# Intial-Value Problem

1. Oct 16, 2009

### KillerZ

1. The problem statement, all variables and given/known data

Find an interval centered about x = 0 for which the given initial-value problem has a unique solution.

$$y^{''} + (tanx)y = e^{x}$$

$$y(0) = 1$$ $$y^{'}(0) = 0$$

2. Relevant equations

$$a_{i}(x), i=0,1,2,3,....,n$$ is continuous and

$$a_{n} \neq 0$$ for every x in I.

3. The attempt at a solution

$$a_{0} = tanx$$ is zero at x = 0

I am not sure if this is correct because tanx is continuous everywhere except at pi/2, 3pi/2, etc... so would interval be:

$$I = (0,\infty) or (-\infty , 0)$$

or

$$I = (0,\pi/2) or (-\pi/2 , 0)$$

2. Oct 16, 2009

### Staff: Mentor

How are what you have below relevant?
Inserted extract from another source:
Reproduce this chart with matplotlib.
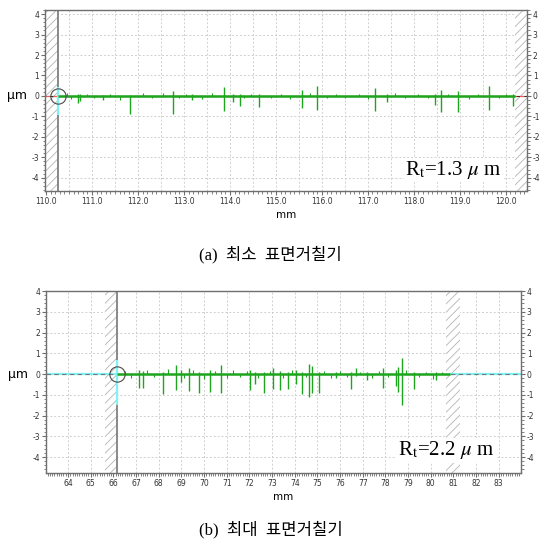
import matplotlib
matplotlib.use('Agg')
import matplotlib.pyplot as plt
from matplotlib.ticker import MultipleLocator, FormatStrFormatter

plt.rcParams['mathtext.fontset'] = 'stix'
plt.rcParams['hatch.linewidth'] = 0.6
plt.rcParams['axes.unicode_minus'] = False

# (a) minimum roughness profile, x in mm, y in um
a_xlim = (109.98, 120.46)
a_ylim = (-4.65, 4.2)
a_start, a_end = 110.27, 120.2
a_spike_x = [110.69, 110.74, 111.24, 111.83, 112.76, 113.18, 113.87, 114.06, 114.22, 114.63,
             115.57, 115.90, 117.16, 117.41, 118.46, 118.59, 118.96, 119.64, 120.16]
a_spike_up = [0.10, 0.08, 0.05, 0.05, 0.25, 0.10, 0.45, 0.10, 0.10, 0.10,
              0.30, 0.50, 0.40, 0.10, 0.10, 0.30, 0.25, 0.50, 0.10]
a_spike_dn = [-0.35, -0.25, -0.20, -0.90, -0.90, -0.20, -0.75, -0.30, -0.50, -0.55,
              -0.60, -0.70, -0.75, -0.30, -0.45, -0.80, -0.80, -0.70, -0.50]
a_small_x = [110.45, 110.55, 110.9, 111.05, 111.4, 111.6, 112.1, 112.3, 112.55, 112.9,
             113.05, 113.4, 113.6, 114.3, 114.45, 114.9, 115.1, 115.3, 115.75, 116.1,
             116.3, 116.5, 116.8, 117.0, 117.6, 117.8, 118.1, 118.3, 118.75, 119.2,
             119.4, 119.85, 120.0]
a_small_y = [0.12, -0.15, 0.10, -0.12, 0.10, -0.18, 0.12, -0.10, 0.15, -0.12,
             0.10, -0.15, 0.12, -0.10, 0.10, -0.12, 0.10, -0.15, 0.12, -0.10,
             0.10, -0.12, 0.10, -0.15, 0.12, -0.10, 0.10, -0.12, 0.10, -0.15,
             0.10, -0.12, 0.10]
a_rt = r'R$_\mathrm{t}$=1.3 $\mu$ m'
a_caption = '(a)  최소  표면거칠기'

# (b) maximum roughness profile
b_xlim = (63.03, 83.98)
b_ylim = (-4.77, 4.0)
b_start, b_end = 66.17, 80.85
b_spike_x = [67.14, 67.29, 68.17, 68.76, 68.99, 69.32, 69.80, 70.27, 70.76, 72.04,
             72.23, 72.64, 73.04, 73.34, 73.70, 74.04, 74.32, 74.63, 74.78, 75.06,
             75.84, 76.50, 76.70, 77.17, 77.88, 78.47, 78.57, 78.72, 79.24, 80.24]
b_spike_up = [0.20, 0.15, 0.10, 0.45, 0.20, 0.30, 0.10, 0.20, 0.42, 0.20,
              0.10, 0.10, 0.30, 0.15, 0.10, 0.20, 0.10, 0.47, 0.40, 0.10,
              0.10, 0.10, 0.30, 0.10, 0.30, 0.20, 0.35, 0.75, 0.10, 0.10]
b_spike_dn = [-0.67, -0.67, -0.95, -0.75, -0.40, -0.80, -0.90, -0.85, -0.90, -0.75,
              -0.50, -0.90, -0.70, -0.75, -0.70, -0.50, -0.95, -1.10, -0.90, -0.90,
              -0.20, -0.70, -0.10, -0.30, -0.65, -0.60, -0.85, -1.50, -0.70, -0.30]
b_small_x = [66.5, 66.8, 67.5, 67.8, 68.4, 69.1, 69.5, 70.0, 70.5, 71.0,
             71.3, 71.6, 71.9, 72.4, 72.9, 73.5, 73.9, 74.5, 75.3, 75.6,
             76.0, 76.3, 76.9, 77.4, 77.7, 78.1, 78.9, 79.5, 79.8, 80.1, 80.5]
b_small_y = [0.15, -0.20, 0.20, -0.15, 0.25, -0.20, 0.20, -0.25, 0.15, -0.20,
             0.20, -0.15, 0.15, -0.20, 0.15, -0.20, 0.20, -0.15, 0.15, -0.20,
             0.15, -0.15, 0.10, -0.20, 0.15, -0.15, 0.20, -0.15, 0.10, -0.25, 0.10]
b_rt = r'R$_\mathrm{t}$=2.2 $\mu$ m'
b_caption = '(b)  최대  표면거칠기'

GREEN = '#1ea51e'
CYAN = '#7ff3f3'
HATCH = '#b4b4b4'
FRAME = '#6e6e6e'


def hatch_span(ax, x0, x1):
    ax.axvspan(x0, x1, facecolor='white', edgecolor=HATCH, hatch='////',
               linewidth=0, zorder=1)


def style_axes(ax, xlim, ylim, xmajor, xminor, xgrid, xfmt):
    ax.set_xlim(*xlim)
    ax.set_ylim(*ylim)
    ax.xaxis.set_major_locator(MultipleLocator(xmajor))
    ax.xaxis.set_minor_locator(MultipleLocator(xminor))
    ax.xaxis.set_major_formatter(FormatStrFormatter(xfmt))
    ax.yaxis.set_major_locator(MultipleLocator(1))
    ax.yaxis.set_minor_locator(MultipleLocator(0.2))
    for x in [v * xgrid for v in range(int(xlim[0] / xgrid) + 1, int(xlim[1] / xgrid) + 1)]:
        ax.axvline(x, color='#cfcfcf', lw=0.7, ls=(0, (2, 2)), zorder=0.5)
    for y in range(-4, 5):
        ax.axhline(y, color='#cfcfcf', lw=0.7, ls=(0, (2, 2)), zorder=0.5)
    ax.tick_params(which='both', direction='out', color=FRAME, labelsize=5.5,
                   labelcolor='#333333', right=True, labelright=True, pad=1.2)
    ax.tick_params(which='major', length=3, width=0.8)
    ax.tick_params(which='minor', length=1.8, width=0.6)
    for s in ax.spines.values():
        s.set_color(FRAME)
        s.set_linewidth(1.0)
    ax.set_xlabel('mm', fontsize=7.5, labelpad=3)
    ax.set_ylabel('µm', fontsize=9, rotation=0, labelpad=10, va='center')
    ax.yaxis.set_label_coords(-0.058, (0 - ylim[0]) / (ylim[1] - ylim[0]))


def draw_profile(ax, start, end, sx, sup, sdn, smx, smy):
    ax.plot([start, end], [0, 0], color=GREEN, lw=1.8, zorder=3, solid_capstyle='butt')
    ax.vlines(sx, sdn, sup, color=GREEN, lw=1.0, zorder=3)
    ax.vlines(smx, 0, smy, color=GREEN, lw=0.8, zorder=3)


fig = plt.figure(figsize=(5.41, 5.5), dpi=100)

# ---- (a)
ax1 = fig.add_axes([0.0832, 0.6527, 0.891, 0.3291])
style_axes(ax1, a_xlim, a_ylim, 1.0, 0.1, 0.5, '%.1f')
hatch_span(ax1, a_xlim[0], a_start)
hatch_span(ax1, a_end, a_xlim[1])
ax1.axvline(a_start, color='#808080', lw=1.3, zorder=2)
ax1.axhline(0, color='#333333', lw=0.8, zorder=2)
ax1.axhline(0, color='#ff5555', lw=0.8, ls=(0, (4, 3)), zorder=2.5)
ax1.vlines([a_start], -0.93, 0.42, color=CYAN, lw=1.6, zorder=2.6)
draw_profile(ax1, a_start, a_end, a_spike_x, a_spike_up, a_spike_dn, a_small_x, a_small_y)
ax1.plot([a_start], [0], 'o', mfc='none', mec='#4a4a4a', ms=11, mew=0.8, zorder=4)
ax1.text(0.847, 0.116, a_rt, transform=ax1.transAxes, ha='center', va='center',
         fontsize=15, family='Liberation Serif', zorder=5,
         bbox=dict(facecolor='white', edgecolor='none', pad=1))

# ---- (b)
ax2 = fig.add_axes([0.085, 0.14, 0.878, 0.3309])
style_axes(ax2, b_xlim, b_ylim, 1.0, 0.1, 1.0, '%d')
hatch_span(ax2, 65.65, b_start)
hatch_span(ax2, 80.68, 81.3)
ax2.axvline(b_start, color='#808080', lw=1.3, zorder=2)
ax2.plot([b_xlim[0], b_start], [0, 0], color=CYAN, lw=1.6, zorder=2)
ax2.plot([b_end, b_xlim[1]], [0, 0], color=CYAN, lw=1.6, zorder=2)
ax2.axhline(0, color='#777777', lw=0.8, ls=(0, (4, 3)), zorder=2.5)
ax2.vlines([b_start], -1.5, 0.69, color=CYAN, lw=1.6, zorder=2.6)
draw_profile(ax2, b_start, b_end, b_spike_x, b_spike_up, b_spike_dn, b_small_x, b_small_y)
ax2.plot([b_start], [0], 'o', mfc='none', mec='#4a4a4a', ms=11, mew=0.8, zorder=4)
ax2.text(0.842, 0.126, b_rt, transform=ax2.transAxes, ha='center', va='center',
         fontsize=15, family='Liberation Serif', zorder=5,
         bbox=dict(facecolor='white', edgecolor='none', pad=1))

# captions
cap_font = ['Liberation Serif', 'Noto Sans CJK KR']
fig.text(0.5, 1 - 255 / 550, a_caption, ha='center', va='center', fontsize=12, family=cap_font)
fig.text(0.5, 1 - 530 / 550, b_caption, ha='center', va='center', fontsize=12, family=cap_font)

fig.savefig('out.png', dpi=100)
What does ai(x) represent?
Do you have a theorem that can be used for this problem? It might be titled Existence and Uniqueness Theorem.

3. Oct 20, 2009

### KillerZ

I found the interval:

as tanx = sinx/cosx

cosx can not equal zero

so the interval is:

$$(-\frac{\pi}{2}, \frac{\pi}{2})$$